Since the beginning of the experiment as a python-tk proof of concept I added a visual interface. Here is the interface :


I added the possibility not only to see in real time the Takens series, but also the non overlapping evolutions of the pertubed game of life with the original one (level of gray coding the discrepancies).

I can testify I detected A LOT OF bugs through this. Manipulating code is easy, and making mistakes even easier. By keeping a view of the initial problem I kept a strong way of checking everything was making sense.

Data visualisation is the second compass with Takens series that helped me save a lot of time to not conclude falsely I made a unique discovery.

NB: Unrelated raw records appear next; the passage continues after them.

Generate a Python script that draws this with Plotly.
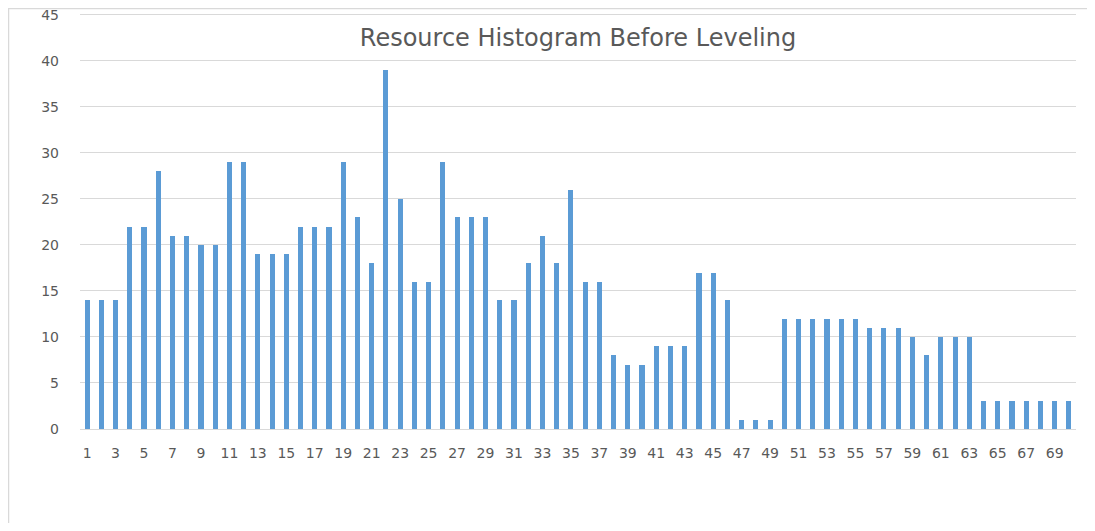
import plotly.graph_objects as go

categories = list(range(1, 71))
resources = [14, 14, 14, 22, 22, 28, 21, 21, 20, 20,
             29, 29, 19, 19, 19, 22, 22, 22, 29, 23,
             18, 39, 25, 16, 16, 29, 23, 23, 23, 14,
             14, 18, 21, 18, 26, 16, 16, 8, 7, 7,
             9, 9, 9, 17, 17, 14, 1, 1, 1, 12,
             12, 12, 12, 12, 12, 11, 11, 11, 10, 8,
             10, 10, 10, 3, 3, 3, 3, 3, 3, 3]
tick_labels = [str(c) for c in categories[::2]]
y_ticks = [0, 5, 10, 15, 20, 25, 30, 35, 40, 45]

fig = go.Figure()
fig.add_trace(go.Bar(x=categories, y=resources, width=0.36,
                     marker=dict(color="#5B9BD5", line=dict(width=0))))

# page has an 8px body margin; figure sized/offset to compensate
fig.update_layout(
    width=1087, height=515,
    margin=dict(l=72, r=19, t=5, b=94, autoexpand=False),
    paper_bgcolor="white", plot_bgcolor="white",
    showlegend=False,
    font=dict(family="DejaVu Sans", color="#595959"),
    title=dict(text="Resource Histogram Before Leveling",
               x=0.5, xref="paper", xanchor="center",
               y=0.94, yref="paper", yanchor="middle",
               font=dict(size=24, color="#595959", family="DejaVu Sans")),
    bargap=0,
)
fig.update_xaxes(range=[0.5, 70.5], tickvals=categories[::2], ticktext=tick_labels,
                 showgrid=False, showline=True, linecolor="#D9D9D9", linewidth=1,
                 ticks="", automargin=False, ticklabelstandoff=11,
                 tickfont=dict(size=14, family="DejaVu Sans", color="#595959"),
                 zeroline=False)
fig.update_yaxes(range=[0, 45.2], tickvals=y_ticks, showgrid=True, gridcolor="#D9D9D9",
                 gridwidth=1, zeroline=False, showline=False, ticks="",
                 automargin=False, ticklabelstandoff=20, ticklabeloverflow="allow",
                 tickfont=dict(size=14, family="DejaVu Sans", color="#595959"))

fig.add_shape(type="rect", xref="paper", yref="paper",
              x0=-0.0718, x1=1.0141, y0=-0.3, y1=1.011,
              line=dict(color="#D9D9D9", width=1.5), fillcolor="rgba(0,0,0,0)", layer="below")

fig.write_html("out.html")
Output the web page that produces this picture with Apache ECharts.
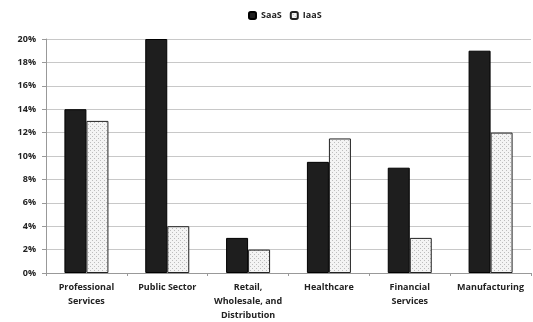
<!DOCTYPE html>
<html>
<head>
<meta charset="utf-8">
<script src="https://cdn.jsdelivr.net/npm/echarts@6/dist/echarts.min.js"></script>
<style>
  html, body { margin: 0; padding: 0; background: #fff; }
  #chart { width: 533px; height: 322px; }
</style>
</head>
<body>
<div id="chart"></div>
<script>
const categories = [
  "Professional\nServices",
  "Public Sector",
  "Retail,\nWholesale, and\nDistribution",
  "Healthcare",
  "Financial\nServices",
  "Manufacturing"
];
const saasValues = [14, 20, 3, 9.5, 9, 19];
const iaasValues = [13, 4, 2, 11.5, 3, 12];

// small dotted pattern for the IaaS bars
function makePattern() {
  const c = document.createElement("canvas");
  c.width = 4;
  c.height = 4;
  const ctx = c.getContext("2d");
  ctx.fillStyle = "#f4f4f4";
  ctx.fillRect(0, 0, 4, 4);
  ctx.fillStyle = "#bdbdbd";
  ctx.fillRect(0, 0, 1, 1);
  ctx.fillRect(2, 2, 1, 1);
  return c;
}
const pattern = { image: makePattern(), repeat: "repeat" };

const font = "'Open Sans', 'Liberation Sans', sans-serif";
const chart = echarts.init(document.getElementById("chart"));
chart.setOption({
  animation: false,
  textStyle: { fontFamily: font },
  legend: {
    top: 6,
    left: 243,
    itemWidth: 7,
    itemHeight: 7,
    itemGap: 8,
    textStyle: { fontSize: 9, fontWeight: "bold", color: "#222" },
    data: ["SaaS", "IaaS"]
  },
  grid: { left: 46, right: 2, top: 39, bottom: 43, containLabel: false },
  xAxis: {
    type: "category",
    data: categories,
    axisLine: { lineStyle: { color: "#999" } },
    axisTick: { show: true, length: 3, lineStyle: { color: "#999" } },
    axisLabel: {
      interval: 0,
      fontSize: 9,
      fontWeight: "bold",
      color: "#222",
      lineHeight: 14,
      margin: 7
    }
  },
  yAxis: {
    type: "value",
    min: 0,
    max: 20,
    interval: 2,
    axisLine: { show: true, lineStyle: { color: "#999" } },
    axisTick: { show: true, length: 4, lineStyle: { color: "#999" } },
    splitLine: { lineStyle: { color: "#c8c8c8" } },
    axisLabel: {
      formatter: "{value}%",
      fontSize: 9,
      fontWeight: "bold",
      color: "#222",
      margin: 10
    }
  },
  series: [
    {
      name: "SaaS",
      type: "bar",
      data: saasValues,
      barWidth: 22,
      barGap: "0%",
      itemStyle: { color: "#1e1e1e", borderColor: "#000", borderWidth: 1 }
    },
    {
      name: "IaaS",
      type: "bar",
      data: iaasValues,
      barWidth: 22,
      itemStyle: { color: pattern, borderColor: "#222", borderWidth: 1 }
    }
  ]
});
</script>
</body>
</html>
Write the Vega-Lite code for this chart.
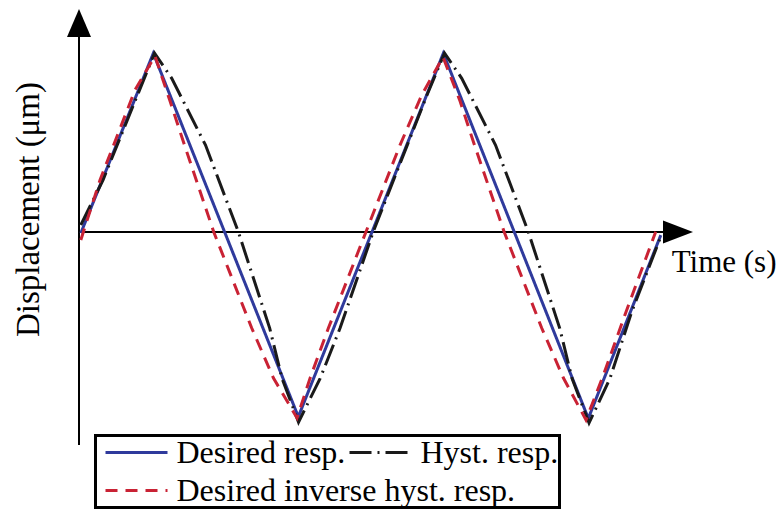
{
  "$schema": "https://vega.github.io/schema/vega-lite/v6.json",
  "width": 614,
  "height": 436,
  "autosize": {"type": "none"},
  "padding": {"left": 79, "top": 9, "right": 90, "bottom": 65},
  "background": "white",
  "config": {"view": {"stroke": null}, "legend": {"strokeWidth": 3, "gridAlign": "none"}},
  "layer": [
    {
      "data": {"values": [{}]},
      "mark": {"type": "rule", "color": "black", "strokeWidth": 2},
      "encoding": {
        "x": {"datum": -0.025, "type": "quantitative", "scale": {"domain": [-0.025, 8.444], "nice": false, "zero": false}, "axis": null},
        "x2": {"datum": 8.237},
        "y": {"datum": 0, "type": "quantitative", "scale": {"domain": [-1.183, 1.239], "nice": false, "zero": false}, "axis": null}
      }
    },
    {
      "data": {"values": [{}]},
      "mark": {"type": "rule", "color": "black", "strokeWidth": 2},
      "encoding": {
        "x": {"datum": -0.025, "type": "quantitative", "scale": {"domain": [-0.025, 8.444], "nice": false, "zero": false}, "axis": null},
        "y": {"datum": -1.183, "type": "quantitative", "scale": {"domain": [-1.183, 1.239], "nice": false, "zero": false}, "axis": null},
        "y2": {"datum": 1.161}
      }
    },
    {
      "data": {
        "values": [
          {"series": "Desired resp.", "t": 0, "y": -0.006},
          {"series": "Desired resp.", "t": 1, "y": 0.993},
          {"series": "Desired resp.", "t": 3, "y": -1.026},
          {"series": "Desired resp.", "t": 5, "y": 0.993},
          {"series": "Desired resp.", "t": 7, "y": -1.035},
          {"series": "Desired resp.", "t": 8, "y": -0.017},
          {"series": "Hyst. resp.", "t": 0, "y": 0.039},
          {"series": "Hyst. resp.", "t": 0.306, "y": 0.289},
          {"series": "Hyst. resp.", "t": 1.017, "y": 0.994},
          {"series": "Hyst. resp.", "t": 1.254, "y": 0.854},
          {"series": "Hyst. resp.", "t": 1.72, "y": 0.483},
          {"series": "Hyst. resp.", "t": 2.172, "y": 0.002},
          {"series": "Hyst. resp.", "t": 2.606, "y": -0.535},
          {"series": "Hyst. resp.", "t": 2.775, "y": -0.813},
          {"series": "Hyst. resp.", "t": 3.003, "y": -1.056},
          {"series": "Hyst. resp.", "t": 3.301, "y": -0.813},
          {"series": "Hyst. resp.", "t": 3.575, "y": -0.535},
          {"series": "Hyst. resp.", "t": 4.034, "y": 0.002},
          {"series": "Hyst. resp.", "t": 4.503, "y": 0.483},
          {"series": "Hyst. resp.", "t": 4.775, "y": 0.761},
          {"series": "Hyst. resp.", "t": 5.017, "y": 0.994},
          {"series": "Hyst. resp.", "t": 5.254, "y": 0.854},
          {"series": "Hyst. resp.", "t": 5.72, "y": 0.483},
          {"series": "Hyst. resp.", "t": 6.172, "y": 0.002},
          {"series": "Hyst. resp.", "t": 6.606, "y": -0.535},
          {"series": "Hyst. resp.", "t": 6.775, "y": -0.813},
          {"series": "Hyst. resp.", "t": 7.01, "y": -1.061},
          {"series": "Hyst. resp.", "t": 7.299, "y": -0.813},
          {"series": "Hyst. resp.", "t": 7.599, "y": -0.443},
          {"series": "Hyst. resp.", "t": 8.003, "y": -0.022},
          {"series": "Desired inverse hyst. resp.", "t": 0, "y": -0.044},
          {"series": "Desired inverse hyst. resp.", "t": 0.265, "y": 0.289},
          {"series": "Desired inverse hyst. resp.", "t": 0.748, "y": 0.789},
          {"series": "Desired inverse hyst. resp.", "t": 1.023, "y": 0.978},
          {"series": "Desired inverse hyst. resp.", "t": 1.226, "y": 0.733},
          {"series": "Desired inverse hyst. resp.", "t": 1.43, "y": 0.483},
          {"series": "Desired inverse hyst. resp.", "t": 1.834, "y": 0.0},
          {"series": "Desired inverse hyst. resp.", "t": 2.357, "y": -0.533},
          {"series": "Desired inverse hyst. resp.", "t": 2.657, "y": -0.811},
          {"series": "Desired inverse hyst. resp.", "t": 2.982, "y": -1.033},
          {"series": "Desired inverse hyst. resp.", "t": 3.161, "y": -0.813},
          {"series": "Desired inverse hyst. resp.", "t": 3.414, "y": -0.535},
          {"series": "Desired inverse hyst. resp.", "t": 3.934, "y": 0.002},
          {"series": "Desired inverse hyst. resp.", "t": 4.403, "y": 0.483},
          {"series": "Desired inverse hyst. resp.", "t": 4.702, "y": 0.761},
          {"series": "Desired inverse hyst. resp.", "t": 4.996, "y": 0.972},
          {"series": "Desired inverse hyst. resp.", "t": 5.226, "y": 0.733},
          {"series": "Desired inverse hyst. resp.", "t": 5.43, "y": 0.483},
          {"series": "Desired inverse hyst. resp.", "t": 5.84, "y": 0.0},
          {"series": "Desired inverse hyst. resp.", "t": 6.357, "y": -0.533},
          {"series": "Desired inverse hyst. resp.", "t": 6.657, "y": -0.811},
          {"series": "Desired inverse hyst. resp.", "t": 6.968, "y": -1.044},
          {"series": "Desired inverse hyst. resp.", "t": 7.203, "y": -0.8},
          {"series": "Desired inverse hyst. resp.", "t": 7.52, "y": -0.444},
          {"series": "Desired inverse hyst. resp.", "t": 7.93, "y": 0.002}
        ]
      },
      "mark": {"type": "line", "strokeWidth": 3, "strokeCap": "butt"},
      "encoding": {
        "x": {"field": "t", "type": "quantitative", "scale": {"domain": [-0.025, 8.444], "nice": false, "zero": false}, "axis": null},
        "y": {"field": "y", "type": "quantitative", "scale": {"domain": [-1.183, 1.239], "nice": false, "zero": false}, "axis": null},
        "color": {
          "field": "series", "type": "nominal",
          "scale": {"domain": ["Desired resp.", "Hyst. resp.", "Desired inverse hyst. resp."], "range": ["#2f3a9c", "#1a1a1a", "#c92234"]},
          "legend": {
            "title": null, "orient": "none", "legendX": 16.5, "legendY": 426.5,
            "direction": "horizontal", "columns": 2, "gridAlign": "none",
            "columnPadding": -175, "rowPadding": 6, "padding": 1,
            "symbolType": "M-3.1,0H3.1", "symbolSize": 400, "symbolStrokeWidth": 3, "symbolOffset": 24,
            "labelFont": "Liberation Serif", "labelFontSize": 32, "labelColor": "black",
            "labelLimit": 600, "labelOffset": 24, "strokeColor": "black", "fillColor": "white"
          }
        },
        "strokeDash": {
          "field": "series", "type": "nominal",
          "scale": {"domain": ["Desired resp.", "Hyst. resp.", "Desired inverse hyst. resp."], "range": [[1, 0], [22, 6, 2, 6], [12, 8]]},
          "legend": {
            "title": null, "orient": "none", "legendX": 16.5, "legendY": 426.5,
            "direction": "horizontal", "columns": 2, "gridAlign": "none",
            "columnPadding": -175, "rowPadding": 6, "padding": 1,
            "symbolType": "M-3.1,0H3.1", "symbolSize": 400, "symbolStrokeWidth": 3, "symbolOffset": 24,
            "labelFont": "Liberation Serif", "labelFontSize": 32, "labelColor": "black",
            "labelLimit": 600, "labelOffset": 24, "strokeColor": "black", "fillColor": "white"
          }
        }
      }
    },
    {
      "data": {"values": [{}]},
      "mark": {"type": "point", "shape": "M0,-1L0.857,1L-0.857,1Z", "filled": true, "color": "black", "opacity": 1, "size": 784},
      "encoding": {
        "x": {"datum": -0.025, "type": "quantitative", "scale": {"domain": [-0.025, 8.444], "nice": false, "zero": false}, "axis": null},
        "y": {"datum": 1.161, "type": "quantitative", "scale": {"domain": [-1.183, 1.239], "nice": false, "zero": false}, "axis": null}
      }
    },
    {
      "data": {"values": [{}]},
      "mark": {"type": "point", "shape": "M1,0L-1,-0.767L-1,0.767Z", "filled": true, "color": "black", "opacity": 1, "size": 900},
      "encoding": {
        "x": {"datum": 8.237, "type": "quantitative", "scale": {"domain": [-0.025, 8.444], "nice": false, "zero": false}, "axis": null},
        "y": {"datum": 0, "type": "quantitative", "scale": {"domain": [-1.183, 1.239], "nice": false, "zero": false}, "axis": null}
      }
    },
    {
      "data": {"values": [{}]},
      "mark": {"type": "text", "text": "Time (s)", "align": "left", "baseline": "alphabetic", "font": "Liberation Serif", "fontSize": 31, "color": "black"},
      "encoding": {
        "x": {"datum": 8.15, "type": "quantitative", "scale": {"domain": [-0.025, 8.444], "nice": false, "zero": false}, "axis": null},
        "y": {"datum": -0.222, "type": "quantitative", "scale": {"domain": [-1.183, 1.239], "nice": false, "zero": false}, "axis": null}
      }
    },
    {
      "data": {"values": [{}]},
      "mark": {"type": "text", "text": "Displacement (μm)", "align": "center", "baseline": "alphabetic", "angle": 270, "font": "Liberation Serif", "fontSize": 33, "color": "black"},
      "encoding": {
        "x": {"datum": -0.583, "type": "quantitative", "scale": {"domain": [-0.025, 8.444], "nice": false, "zero": false}, "axis": null},
        "y": {"datum": 0.125, "type": "quantitative", "scale": {"domain": [-1.183, 1.239], "nice": false, "zero": false}, "axis": null}
      }
    }
  ]
}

python-tk is bearing the load



Every cycle, I communicate back and forth between tk and python, python sending up to 2500 tcl commands in less than 1 second to update de canvas. Just for this it proved useful in giving me trust in the concept.

I was often asked why not tkinter or pure tcl ?

Well, python has data structures such as sets that supports operations that maps nicely with the concepts used in bit arithmetic (xor, and, or ...) that tcl does not have.
In python I can also additionnaly call matplotlib if I want to do 3D scatters or use the very performant numpy arrays. On the other hand, I have experience in Tk/Tcl and have a better grasp of how I deal with GUI in Tk rather than in tkinter. It's a question of comfort not a question of « one best way ». And it was fun to code this way without to much abstractions in the way.

Is the experiment over ?



Yes, it is time consuming.

However, I strongly suspect and would like to check in the future, that the strange attractor in the shape of a Sierpinsky Gasket is due to the symetry in the first neighbours in an hexagonal shape. I would -if I was paid for it explore other kinds of neighbouroud and rules.

For instance we could add a second ring of neighbours and maybe use them as anti-ferromagnetic rules. Maybe I would use random neighbourhood to check if the Sierpinsky gasket disappears .... and so long.

The nice part for this experimentations would be that I have the tooling that is ready.